Daughters of the Wild is an utterly absorbing debut that explores the female mind in captivity and the ways in which both nature and women fight domination. Like The Bell Jar set in rural Appalachia, Daughters of the Wild introduces a fierce new heroine and a striking new voice in fiction.
I wanted to love this book because it sounded magical and empowering of women.
The idea for this story was solid but not executed as well as it could have been. It’s implied to be about a magical vine that relies on women for it’s growth. We don’t understand early on what that means of the women tasked with the vine’s upkeep, and after finishing the book it’s still not very clear to me. After a young woman has her cycle, her responsibility to the vine changes with rituals. The ritual is not as detailed as I’d expected from this story. This story is not about the daughters of the family.
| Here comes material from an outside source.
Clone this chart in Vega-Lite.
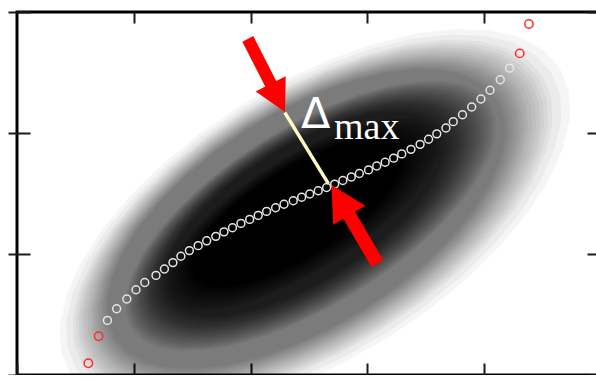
{
  "$schema": "https://vega.github.io/schema/vega-lite/v6.json",
  "width": 584,
  "height": 363,
  "autosize": {"type": "none"},
  "padding": {"left": 17, "top": 12, "right": 0, "bottom": 0},
  "background": "#ffffff",
  "config": {
    "view": {"stroke": "#000000", "strokeWidth": 3},
    "axis": {"labels": false, "domain": false, "grid": false, "tickColor": "#1a1a1a", "tickWidth": 2, "zindex": 2}
  },
  "datasets": {
    "density": [
      {"x": 2.551, "y": 1.272, "band": "rim", "r": 2.472},
      {"x": 2.541, "y": 1.274, "band": "rim", "r": 2.398},
      {"x": 2.530, "y": 1.277, "band": "rim", "r": 2.325},
      {"x": 2.525, "y": 1.278, "band": "rim", "r": 2.288},
      {"x": 2.520, "y": 1.279, "band": "rim", "r": 2.254},
      {"x": 2.516, "y": 1.280, "band": "rim", "r": 2.222},
      {"x": 2.511, "y": 1.281, "band": "rim", "r": 2.188},
      {"x": 2.506, "y": 1.282, "band": "rim", "r": 2.154},
      {"x": 2.501, "y": 1.283, "band": "rim", "r": 2.121},
      {"x": 2.498, "y": 1.284, "band": "rim", "r": 2.095},
      {"x": 2.494, "y": 1.284, "band": "rim", "r": 2.071},
      {"x": 2.491, "y": 1.285, "band": "rim", "r": 2.046},
      {"x": 2.488, "y": 1.286, "band": "rim", "r": 2.022},
      {"x": 2.484, "y": 1.287, "band": "rim", "r": 1.998},
      {"x": 2.481, "y": 1.288, "band": "rim", "r": 1.974},
      {"x": 2.478, "y": 1.288, "band": "rim", "r": 1.951},
      {"x": 2.474, "y": 1.289, "band": "rim", "r": 1.927},
      {"x": 2.514, "y": 1.316, "band": "mid", "r": 1.815},
      {"x": 2.512, "y": 1.316, "band": "mid", "r": 1.798},
      {"x": 2.509, "y": 1.317, "band": "mid", "r": 1.781},
      {"x": 2.507, "y": 1.317, "band": "mid", "r": 1.764},
      {"x": 2.504, "y": 1.318, "band": "mid", "r": 1.747},
      {"x": 2.501, "y": 1.318, "band": "mid", "r": 1.729},
      {"x": 2.499, "y": 1.319, "band": "mid", "r": 1.712},
      {"x": 2.496, "y": 1.320, "band": "mid", "r": 1.695},
      {"x": 2.494, "y": 1.320, "band": "mid", "r": 1.678},
      {"x": 2.491, "y": 1.321, "band": "mid", "r": 1.661},
      {"x": 2.489, "y": 1.321, "band": "mid", "r": 1.644},
      {"x": 2.486, "y": 1.322, "band": "mid", "r": 1.627},
      {"x": 2.484, "y": 1.322, "band": "mid", "r": 1.610},
      {"x": 2.482, "y": 1.323, "band": "mid", "r": 1.596},
      {"x": 2.479, "y": 1.323, "band": "mid", "r": 1.581},
      {"x": 2.477, "y": 1.324, "band": "mid", "r": 1.568},
      {"x": 2.475, "y": 1.324, "band": "mid", "r": 1.553},
      {"x": 2.473, "y": 1.325, "band": "mid", "r": 1.539},
      {"x": 2.471, "y": 1.325, "band": "mid", "r": 1.525},
      {"x": 2.469, "y": 1.326, "band": "mid", "r": 1.511},
      {"x": 2.467, "y": 1.326, "band": "mid", "r": 1.497},
      {"x": 2.465, "y": 1.327, "band": "mid", "r": 1.483},
      {"x": 2.463, "y": 1.327, "band": "mid", "r": 1.468},
      {"x": 2.461, "y": 1.327, "band": "mid", "r": 1.455},
      {"x": 2.459, "y": 1.328, "band": "mid", "r": 1.440},
      {"x": 2.457, "y": 1.328, "band": "mid", "r": 1.426},
      {"x": 2.454, "y": 1.329, "band": "mid", "r": 1.412},
      {"x": 2.452, "y": 1.329, "band": "mid", "r": 1.398},
      {"x": 2.450, "y": 1.330, "band": "mid", "r": 1.384},
      {"x": 2.448, "y": 1.330, "band": "mid", "r": 1.370},
      {"x": 2.446, "y": 1.331, "band": "core", "r": 1.356},
      {"x": 2.444, "y": 1.331, "band": "core", "r": 1.342},
      {"x": 2.442, "y": 1.332, "band": "core", "r": 1.329},
      {"x": 2.440, "y": 1.332, "band": "core", "r": 1.315},
      {"x": 2.438, "y": 1.332, "band": "core", "r": 1.301},
      {"x": 2.436, "y": 1.333, "band": "core", "r": 1.287},
      {"x": 2.434, "y": 1.333, "band": "core", "r": 1.273},
      {"x": 2.432, "y": 1.334, "band": "core", "r": 1.259},
      {"x": 2.429, "y": 1.334, "band": "core", "r": 1.246},
      {"x": 2.428, "y": 1.335, "band": "core", "r": 1.232},
      {"x": 2.426, "y": 1.335, "band": "core", "r": 1.218},
      {"x": 2.424, "y": 1.336, "band": "core", "r": 1.205},
      {"x": 2.422, "y": 1.336, "band": "core", "r": 1.191},
      {"x": 2.420, "y": 1.337, "band": "core", "r": 1.177},
      {"x": 2.418, "y": 1.337, "band": "core", "r": 1.164},
      {"x": 2.415, "y": 1.337, "band": "core", "r": 1.150},
      {"x": 2.413, "y": 1.338, "band": "core", "r": 1.136},
      {"x": 2.412, "y": 1.338, "band": "core", "r": 1.122},
      {"x": 2.410, "y": 1.339, "band": "core", "r": 1.109},
      {"x": 2.408, "y": 1.339, "band": "core", "r": 1.097},
      {"x": 2.406, "y": 1.340, "band": "core", "r": 1.084},
      {"x": 2.404, "y": 1.340, "band": "core", "r": 1.072},
      {"x": 2.402, "y": 1.340, "band": "core", "r": 1.059},
      {"x": 2.400, "y": 1.341, "band": "core", "r": 1.047},
      {"x": 2.398, "y": 1.341, "band": "core", "r": 1.035},
      {"x": 2.396, "y": 1.342, "band": "core", "r": 1.022},
      {"x": 2.395, "y": 1.342, "band": "core", "r": 1.010},
      {"x": 2.393, "y": 1.342, "band": "core", "r": 0.997},
      {"x": 2.391, "y": 1.343, "band": "core", "r": 0.985},
      {"x": 2.389, "y": 1.343, "band": "core", "r": 0.973},
      {"x": 2.388, "y": 1.344, "band": "core", "r": 0.961},
      {"x": 2.386, "y": 1.344, "band": "core", "r": 0.949},
      {"x": 2.384, "y": 1.344, "band": "core", "r": 0.936},
      {"x": 2.382, "y": 1.345, "band": "core", "r": 0.924},
      {"x": 2.380, "y": 1.345, "band": "core", "r": 0.911},
      {"x": 2.378, "y": 1.346, "band": "core", "r": 0.899},
      {"x": 2.377, "y": 1.346, "band": "core", "r": 0.887},
      {"x": 2.375, "y": 1.346, "band": "core", "r": 0.874},
      {"x": 2.373, "y": 1.347, "band": "core", "r": 0.862},
      {"x": 2.372, "y": 1.347, "band": "core", "r": 0.841},
      {"x": 2.372, "y": 1.347, "band": "core", "r": 0.813}
    ],
    "curve": [
      {"x": 0.774, "y": 0.451}, {"x": 0.853, "y": 0.548}, {"x": 0.940, "y": 0.628},
      {"x": 1.019, "y": 0.705}, {"x": 1.094, "y": 0.764}, {"x": 1.190, "y": 0.823},
      {"x": 1.262, "y": 0.876}, {"x": 1.335, "y": 0.929}, {"x": 1.403, "y": 0.981},
      {"x": 1.476, "y": 1.028}, {"x": 1.551, "y": 1.069}, {"x": 1.624, "y": 1.109},
      {"x": 1.702, "y": 1.146}, {"x": 1.772, "y": 1.183}, {"x": 1.845, "y": 1.217},
      {"x": 1.917, "y": 1.253}, {"x": 1.992, "y": 1.286}, {"x": 2.065, "y": 1.319},
      {"x": 2.137, "y": 1.352}, {"x": 2.214, "y": 1.382}, {"x": 2.286, "y": 1.411},
      {"x": 2.365, "y": 1.440}, {"x": 2.437, "y": 1.469}, {"x": 2.506, "y": 1.496},
      {"x": 2.579, "y": 1.523}, {"x": 2.651, "y": 1.550}, {"x": 2.720, "y": 1.578},
      {"x": 2.790, "y": 1.607}, {"x": 2.862, "y": 1.636}, {"x": 2.931, "y": 1.665},
      {"x": 3.010, "y": 1.695}, {"x": 3.080, "y": 1.727}, {"x": 3.152, "y": 1.758},
      {"x": 3.225, "y": 1.792}, {"x": 3.294, "y": 1.827}, {"x": 3.373, "y": 1.865},
      {"x": 3.451, "y": 1.906}, {"x": 3.524, "y": 1.948}, {"x": 3.594, "y": 1.993},
      {"x": 3.672, "y": 2.041}, {"x": 3.735, "y": 2.094}, {"x": 3.814, "y": 2.151},
      {"x": 3.893, "y": 2.215}, {"x": 3.972, "y": 2.281}, {"x": 4.050, "y": 2.353},
      {"x": 4.138, "y": 2.440}, {"x": 4.217, "y": 2.536}
    ],
    "ends": [
      {"x": 0.611, "y": 0.097}, {"x": 0.699, "y": 0.320},
      {"x": 4.304, "y": 2.658}, {"x": 4.383, "y": 2.901}
    ],
    "delta": [
      {"x": 2.293, "y": 2.169, "x2": 2.667, "y2": 1.579}
    ],
    "arrows": [
      {"end": "upper", "x": 2.295, "y": 2.174},
      {"end": "lower", "x": 2.693, "y": 1.570}
    ],
    "labels": [
      {"part": "Δ", "x": 2.432, "y": 2.039},
      {"part": "max", "x": 2.714, "y": 1.948}
    ]
  },
  "layer": [
    {
      "encoding": {
        "x": {
          "field": "x", "type": "quantitative",
          "scale": {"domain": [0, 5], "nice": false, "zero": false},
          "axis": {"orient": "bottom", "values": [0, 1, 2, 3, 4, 5], "offset": -12, "tickSize": 20, "title": null}
        },
        "y": {
          "field": "y", "type": "quantitative",
          "scale": {"domain": [0, 3], "nice": false, "zero": false},
          "axis": {"orient": "left", "values": [0, 1, 2, 3], "offset": -13, "tickSize": 22, "title": null}
        }
      },
      "layer": [
        {
          "data": {"name": "density"},
          "mark": {"type": "point", "filled": true, "color": "#000000", "opacity": 0.04, "angle": -32, "strokeWidth": 0, "clip": true},
          "encoding": {
            "size": {"field": "r", "type": "quantitative", "scale": {"type": "pow", "exponent": 2, "domain": [0, 3], "range": [0, 491117]}, "legend": null},
            "shape": {
              "field": "band", "type": "nominal", "legend": null,
              "scale": {
                "domain": ["rim", "mid", "core"],
                "range": [
                  "M1,0L0.985,0.083L0.94,0.163L0.866,0.238L0.766,0.306L0.643,0.365L0.5,0.412L0.342,0.447L0.174,0.469L0,0.476L-0.174,0.469L-0.342,0.447L-0.5,0.412L-0.643,0.365L-0.766,0.306L-0.866,0.238L-0.94,0.163L-0.985,0.083L-1,0L-0.985,-0.083L-0.94,-0.163L-0.866,-0.238L-0.766,-0.306L-0.643,-0.365L-0.5,-0.412L-0.342,-0.447L-0.174,-0.469L0,-0.476L0.174,-0.469L0.342,-0.447L0.5,-0.412L0.643,-0.365L0.766,-0.306L0.866,-0.238L0.94,-0.163L0.985,-0.083Z",
                  "M1,0L0.985,0.073L0.94,0.144L0.866,0.21L0.766,0.27L0.643,0.322L0.5,0.364L0.342,0.395L0.174,0.414L0,0.42L-0.174,0.414L-0.342,0.395L-0.5,0.364L-0.643,0.322L-0.766,0.27L-0.866,0.21L-0.94,0.144L-0.985,0.073L-1,0L-0.985,-0.073L-0.94,-0.144L-0.866,-0.21L-0.766,-0.27L-0.643,-0.322L-0.5,-0.364L-0.342,-0.395L-0.174,-0.414L0,-0.42L0.174,-0.414L0.342,-0.395L0.5,-0.364L0.643,-0.322L0.766,-0.27L0.866,-0.21L0.94,-0.144L0.985,-0.073Z",
                  "M1,0L0.985,0.063L0.94,0.123L0.866,0.18L0.766,0.231L0.643,0.276L0.5,0.312L0.342,0.338L0.174,0.355L0,0.36L-0.174,0.355L-0.342,0.338L-0.5,0.312L-0.643,0.276L-0.766,0.231L-0.866,0.18L-0.94,0.123L-0.985,0.063L-1,0L-0.985,-0.063L-0.94,-0.123L-0.866,-0.18L-0.766,-0.231L-0.643,-0.276L-0.5,-0.312L-0.342,-0.338L-0.174,-0.355L0,-0.36L0.174,-0.355L0.342,-0.338L0.5,-0.312L0.643,-0.276L0.766,-0.231L0.866,-0.18L0.94,-0.123L0.985,-0.063Z"
                ]
              }
            }
          }
        },
        {
          "data": {"name": "delta"},
          "mark": {"type": "rule", "color": "#fffbc4", "strokeWidth": 3.5},
          "encoding": {
            "x2": {"field": "x2"},
            "y2": {"field": "y2"}
          }
        },
        {
          "data": {"name": "curve"},
          "mark": {"type": "point", "filled": false, "color": "#e6e6e6", "size": 62, "strokeWidth": 1.5, "opacity": 1}
        },
        {
          "data": {"name": "ends"},
          "mark": {"type": "point", "filled": false, "color": "#ff2a2a", "size": 70, "strokeWidth": 1.5, "opacity": 1}
        },
        {
          "data": {"name": "arrows"},
          "transform": [{"filter": "datum.end === 'upper'"}],
          "mark": {"type": "point", "filled": true, "color": "#ff0000", "opacity": 1, "strokeWidth": 0, "angle": 63, "size": 6724,
                   "shape": "M0,0L-0.77,-0.41L-0.77,-0.15L-2,-0.15L-2,0.15L-0.77,0.15L-0.77,0.41Z"}
        },
        {
          "data": {"name": "arrows"},
          "transform": [{"filter": "datum.end === 'lower'"}],
          "mark": {"type": "point", "filled": true, "color": "#ff0000", "opacity": 1, "strokeWidth": 0, "angle": 239.7, "size": 8281,
                   "shape": "M0,0L-0.77,-0.41L-0.77,-0.15L-2,-0.15L-2,0.15L-0.77,0.15L-0.77,0.41Z"}
        },
        {
          "data": {"name": "labels"},
          "transform": [{"filter": "datum.part === 'Δ'"}],
          "mark": {"type": "text", "align": "left", "baseline": "alphabetic", "font": "DejaVu Sans", "fontSize": 43, "color": "#ffffff"},
          "encoding": {"text": {"field": "part"}}
        },
        {
          "data": {"name": "labels"},
          "transform": [{"filter": "datum.part === 'max'"}],
          "mark": {"type": "text", "align": "left", "baseline": "alphabetic", "font": "Liberation Serif", "fontSize": 38, "color": "#ffffff"},
          "encoding": {"text": {"field": "part"}}
        }
      ]
    },
    {
      "data": {"name": "curve"},
      "mark": {"type": "point", "opacity": 0},
      "encoding": {
        "x": {
          "field": "x", "type": "quantitative",
          "scale": {"domain": [0, 5], "nice": false, "zero": false},
          "axis": {"orient": "top", "values": [1, 2, 3, 4], "offset": -11, "tickSize": 11, "title": null}
        },
        "y": {
          "field": "y", "type": "quantitative",
          "scale": {"domain": [0, 3], "nice": false, "zero": false},
          "axis": {"orient": "right", "values": [0, 1, 2, 3], "offset": -14, "tickSize": 16, "title": null}
        }
      }
    }
  ],
  "resolve": {"axis": {"x": "independent", "y": "independent"}}
}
Ultimately, this story is about a dysfunctional family living like a cult on a rural farm. Children are placed on the farm by foster care and then grossly mistreated. The story focuses more on a boy named Cello than the daughter named Joanie. In less frequent moments spent in Joanie’s perspective she is intensely focused on using the vine to find her son, this at least was true to the synopsis. Despite all of her time on the vine and pushing her worship of it to her physical limits, I kept trying to understand the “why” of the vine.
More time should be spent in the high-stakes moments of the story.
There are quick and abrupt shifts in the story that needed more time. Cello has a big revelation about himself that occurs way too fast to feel true to the character. When an important character dies, a tense environment suddenly shifts to people just moving around, talking to each other, going inside the house. There’s a disconnect in several important transitions in the story.
It’s my honest opinion that there’s a lot of good ideas woven in this story, it just needed a little more work. I would have liked to see the story from Joanie and Marcela’s points of view. Marcela was a fiery spirit that didn’t enjoy her life on the farm at all. The connection of Cello and Joanie wasn’t relevant enough for me to warrant his point of view.